22/09/2025
We’ve all been there, something small happens, and suddenly it feels huge. Maybe your partner doesn’t answer your call, and suddenly you feel unwanted, unimportant, or even angry. Or you receive some constructive feedback at work, and instead of taking it as guidance, you feel attacked and defensive. Later, you wonder: Why did I react that way?
Triggers, uncomfortable as they are, are actually signals pointing us to where healing needs to happen. If we treat them only as annoyances or as reasons to lash out, we miss the opportunity they bring. But if we slow down and lean into them, they can become teachable moments. For example, instead of snapping at your partner with, “You never pick up when I call,” you could take a breath and say, “When you don’t answer, I sometimes feel overlooked, and it makes me a little anxious.
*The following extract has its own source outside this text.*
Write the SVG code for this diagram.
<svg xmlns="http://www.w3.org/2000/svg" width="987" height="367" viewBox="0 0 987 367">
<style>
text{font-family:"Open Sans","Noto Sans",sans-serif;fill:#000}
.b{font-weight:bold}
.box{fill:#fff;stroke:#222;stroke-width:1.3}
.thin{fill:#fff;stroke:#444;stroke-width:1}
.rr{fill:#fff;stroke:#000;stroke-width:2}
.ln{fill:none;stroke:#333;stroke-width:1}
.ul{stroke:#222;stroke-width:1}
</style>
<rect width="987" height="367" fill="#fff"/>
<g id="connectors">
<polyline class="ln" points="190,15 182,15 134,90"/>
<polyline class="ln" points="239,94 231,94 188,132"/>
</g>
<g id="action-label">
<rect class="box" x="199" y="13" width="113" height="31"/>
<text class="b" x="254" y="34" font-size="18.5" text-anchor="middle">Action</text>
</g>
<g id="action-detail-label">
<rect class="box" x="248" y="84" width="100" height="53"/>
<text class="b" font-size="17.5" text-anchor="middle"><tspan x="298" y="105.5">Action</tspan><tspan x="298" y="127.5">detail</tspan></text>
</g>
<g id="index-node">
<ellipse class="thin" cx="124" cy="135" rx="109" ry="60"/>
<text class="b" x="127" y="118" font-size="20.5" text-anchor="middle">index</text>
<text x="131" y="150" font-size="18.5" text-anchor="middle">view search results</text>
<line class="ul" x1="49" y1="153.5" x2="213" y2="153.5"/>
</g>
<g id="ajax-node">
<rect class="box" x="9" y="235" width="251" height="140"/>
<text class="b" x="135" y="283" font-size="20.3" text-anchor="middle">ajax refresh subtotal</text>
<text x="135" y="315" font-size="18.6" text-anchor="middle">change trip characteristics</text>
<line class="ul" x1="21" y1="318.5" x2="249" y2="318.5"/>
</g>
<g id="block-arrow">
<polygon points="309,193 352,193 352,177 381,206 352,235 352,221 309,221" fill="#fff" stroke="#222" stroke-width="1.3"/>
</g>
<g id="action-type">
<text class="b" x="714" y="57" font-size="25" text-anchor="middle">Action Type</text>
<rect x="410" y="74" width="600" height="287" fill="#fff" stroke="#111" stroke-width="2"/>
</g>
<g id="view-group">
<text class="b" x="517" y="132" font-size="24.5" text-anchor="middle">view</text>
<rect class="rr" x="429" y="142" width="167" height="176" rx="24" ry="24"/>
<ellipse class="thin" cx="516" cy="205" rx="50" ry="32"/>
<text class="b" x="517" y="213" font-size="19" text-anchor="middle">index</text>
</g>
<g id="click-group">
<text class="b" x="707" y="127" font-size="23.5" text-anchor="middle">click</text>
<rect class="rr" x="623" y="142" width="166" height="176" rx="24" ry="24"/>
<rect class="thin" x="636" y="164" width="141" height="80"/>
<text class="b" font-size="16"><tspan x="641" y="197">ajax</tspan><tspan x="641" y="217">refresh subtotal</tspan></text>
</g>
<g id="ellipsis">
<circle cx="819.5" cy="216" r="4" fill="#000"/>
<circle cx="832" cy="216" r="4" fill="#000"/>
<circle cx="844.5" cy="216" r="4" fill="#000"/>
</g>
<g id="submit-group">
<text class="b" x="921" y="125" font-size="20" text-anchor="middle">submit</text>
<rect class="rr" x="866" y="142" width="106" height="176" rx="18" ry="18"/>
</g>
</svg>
I know it’s not always intentional, but I’d love it if we could talk about it.” That shift transforms what could have been an argument into a moment of connection and understanding.
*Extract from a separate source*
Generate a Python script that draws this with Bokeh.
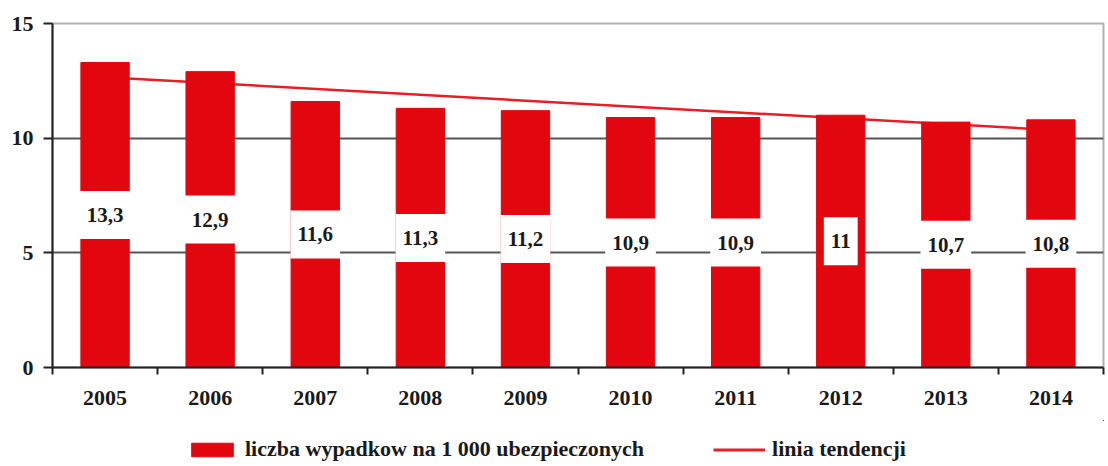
from bokeh.plotting import figure
from bokeh.layouts import column
from bokeh.models import (ColumnDataSource, FixedTicker, LinearAxis,
                          Legend, LegendItem, Range1d)
from bokeh.core.properties import value
from bokeh.embed import file_html
from bokeh.resources import INLINE

# ---- data ----
years = ["2005", "2006", "2007", "2008", "2009", "2010", "2011", "2012", "2013", "2014"]
rates = [13.3, 12.9, 11.6, 11.3, 11.2, 10.9, 10.9, 11.0, 10.7, 10.8]
rate_labels = ["13,3", "12,9", "11,6", "11,3", "11,2", "10,9", "10,9", "11", "10,7", "10,8"]
trend_values = [12.66, 10.36]          # trend line at first and last year
y_ticks = [0, 5, 10, 15]
series_name = "liczba wypadkow na 1 000 ubezpieczonych"
trend_name = "linia tendencji"

RED = "#E2070F"
TREND = "#EA1C24"
FONT = "Liberation Serif"

n = len(years)
pos = [i + 0.5 for i in range(n)]
src = ColumnDataSource(dict(x=pos, top=rates, mid=[r / 2 for r in rates], lab=rate_labels))
trend_src = ColumnDataSource(dict(x=[pos[0], pos[-1]], y=trend_values))

p = figure(width=1108, height=420, x_range=Range1d(0, n), y_range=Range1d(0, 15),
           output_backend="svg", toolbar_location=None, x_axis_type=None,
           min_border_left=52, min_border_right=5, min_border_top=23, min_border_bottom=53)
p.background_fill_color = "white"
p.border_fill_color = "white"
p.outline_line_color = "#b0b0b0"
p.outline_line_width = 2

# grid
p.xgrid.visible = False
p.ygrid.ticker = FixedTicker(ticks=[t for t in y_ticks if 0 < t < 15])
p.ygrid.grid_line_color = "#555555"
p.ygrid.grid_line_width = 2

# y axis
ya = p.yaxis[0]
ya.ticker = FixedTicker(ticks=y_ticks)
ya.axis_line_width = 2
ya.axis_line_color = "#222222"
ya.major_tick_line_width = 2
ya.major_tick_line_color = "#222222"
ya.major_tick_out = 9
ya.major_tick_in = 0
ya.minor_tick_line_color = None
ya.major_label_text_font = FONT
ya.major_label_text_font_style = "bold"
ya.major_label_text_font_size = "22px"
ya.major_label_text_color = "#1a1a1a"
ya.major_label_standoff = 10

# x axis: year labels at centres, minor ticks at category boundaries
xa = LinearAxis(ticker=FixedTicker(ticks=pos, minor_ticks=list(range(n + 1))),
                major_label_overrides={x: y for x, y in zip(pos, years)})
xa.axis_line_width = 2
xa.axis_line_color = "#222222"
xa.major_tick_line_color = None
xa.minor_tick_line_color = "#222222"
xa.minor_tick_line_width = 2
xa.minor_tick_out = 7
xa.minor_tick_in = 0
xa.major_label_text_font = FONT
xa.major_label_text_font_style = "bold"
xa.major_label_text_font_size = "22px"
xa.major_label_text_color = "#1a1a1a"
xa.major_label_standoff = 16
p.add_layout(xa, "below")

# trend line behind bars
trend = p.line("x", "y", source=trend_src, line_color=TREND, line_width=2.5)
bars = p.vbar(x="x", top="top", width=0.46, bottom=0, source=src,
              fill_color=RED, line_color=RED, line_width=1)

p.text(x="x", y="mid", text="lab", source=src, text_align="center",
       text_baseline="middle", text_font=value(FONT), text_font_style="bold",
       text_font_size="21px", text_color="#1a1a1a",
       background_fill_color="white", padding=(7, 17))

# ---- legend strip below the chart (same data, view scrolled away from it) ----
lg = figure(width=1108, height=46, x_range=Range1d(-20, -19), y_range=Range1d(-20, -19),
            output_backend="svg", toolbar_location=None,
            x_axis_type=None, y_axis_type=None,
            min_border_left=0, min_border_right=0, min_border_top=0, min_border_bottom=0)
lg.outline_line_color = None
lg.xgrid.visible = False
lg.ygrid.visible = False
lg_bar = lg.vbar(x="x", top="top", width=0.46, source=src, fill_color=RED, line_color=RED)
lg_line = lg.line("x", "y", source=trend_src, line_color=TREND, line_width=3)

legend = Legend(items=[LegendItem(label=series_name, renderers=[lg_bar]),
                       LegendItem(label=trend_name, renderers=[lg_line])],
                orientation="horizontal", location=(134, 4),
                border_line_color=None, background_fill_alpha=0,
                glyph_width=52, glyph_height=17, label_standoff=7, spacing=69,
                label_text_font=FONT, label_text_font_style="bold",
                label_text_font_size="22px", label_text_color="#1a1a1a",
                padding=0, margin=0)
lg.add_layout(legend)

layout = column(p, lg, spacing=0)
open("out.html", "w").write(file_html(layout, INLINE))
The same applies at work. Let’s say your boss gives you feedback that a report wasn’t thorough enough. Your first reaction might be embarrassment, shame, or even anger. But instead of shutting down, what if you asked yourself, why is this hitting me so hard? Maybe it’s because deep down, you’ve tied your worth to being perfect. By noticing that, you not only take the feedback as practical advice, but you also become aware of the inner pressure you’ve been carrying. That awareness gives you a chance to release it and build healthier ways of seeing yourself.
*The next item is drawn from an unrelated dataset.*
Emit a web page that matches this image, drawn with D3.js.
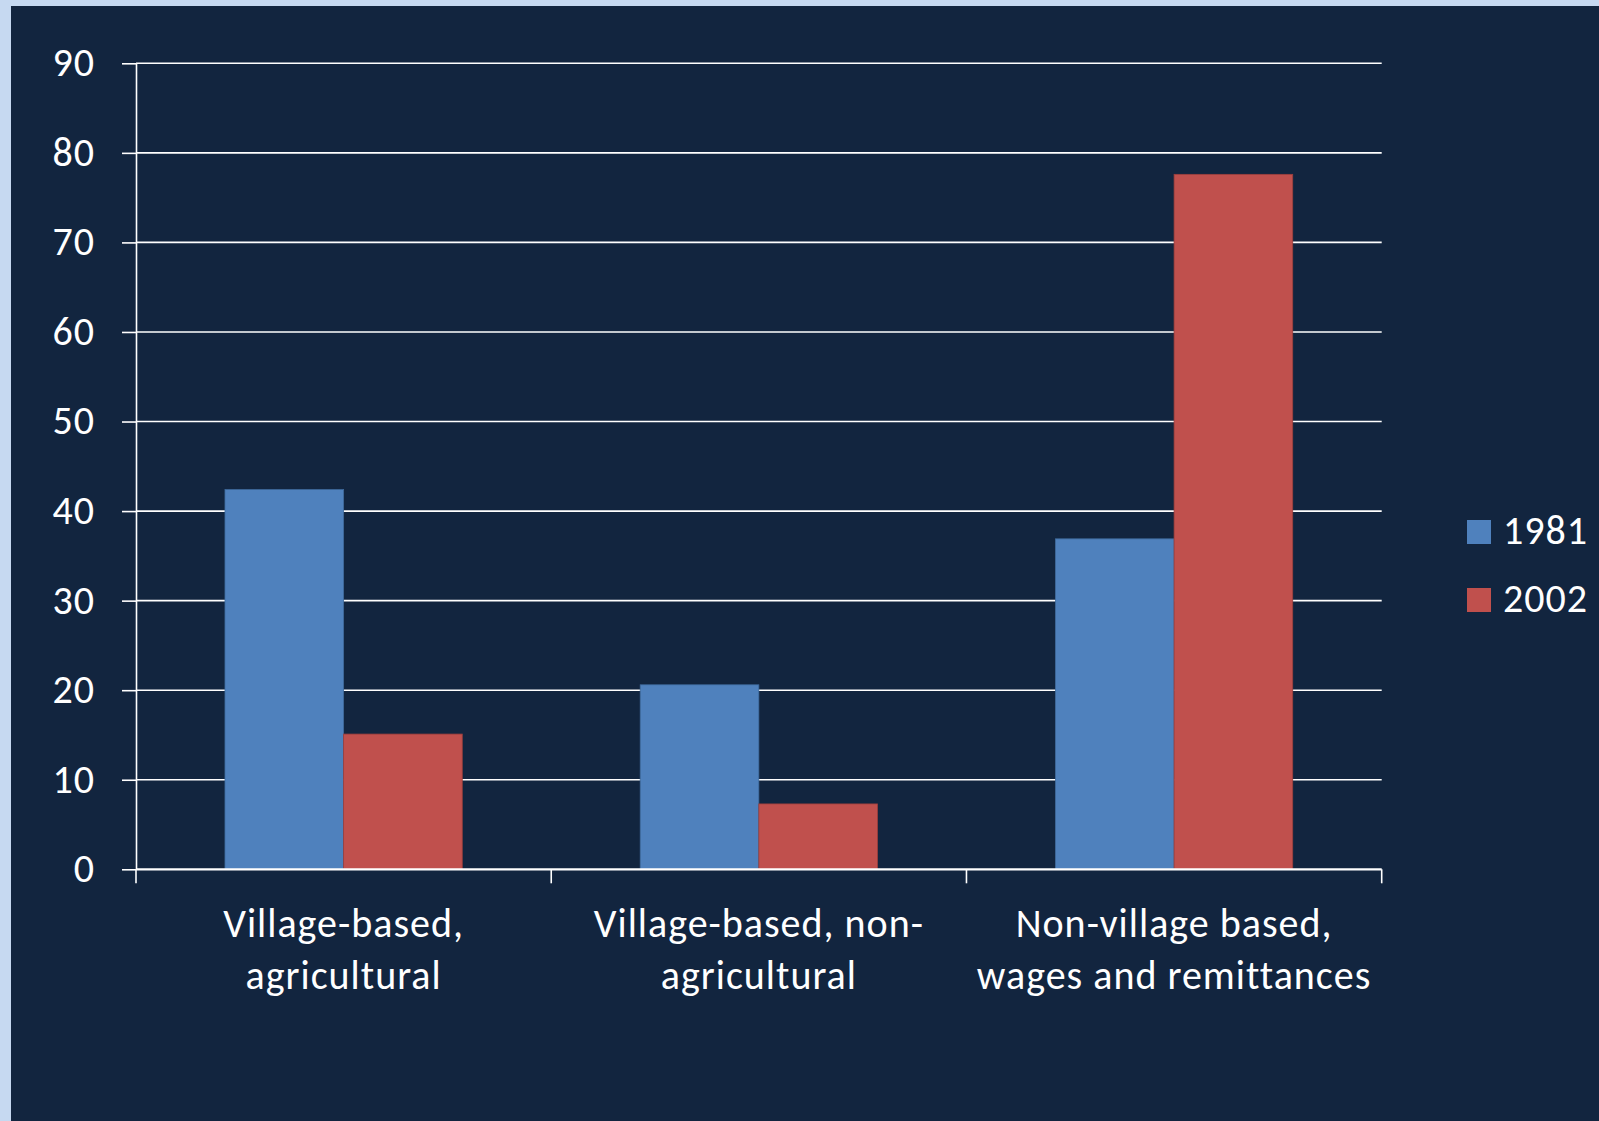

Turning triggers into growth moments doesn’t mean you’ll never feel them again. It means you’ll begin to see them as teachers instead of flaws. They show you where your heart still needs tenderness, where old stories need rewriting, and where you can build deeper connections with the people around you. Each time you pause, reflect, and respond differently, you are not just reacting, you are healing, you are learning, and you are growing.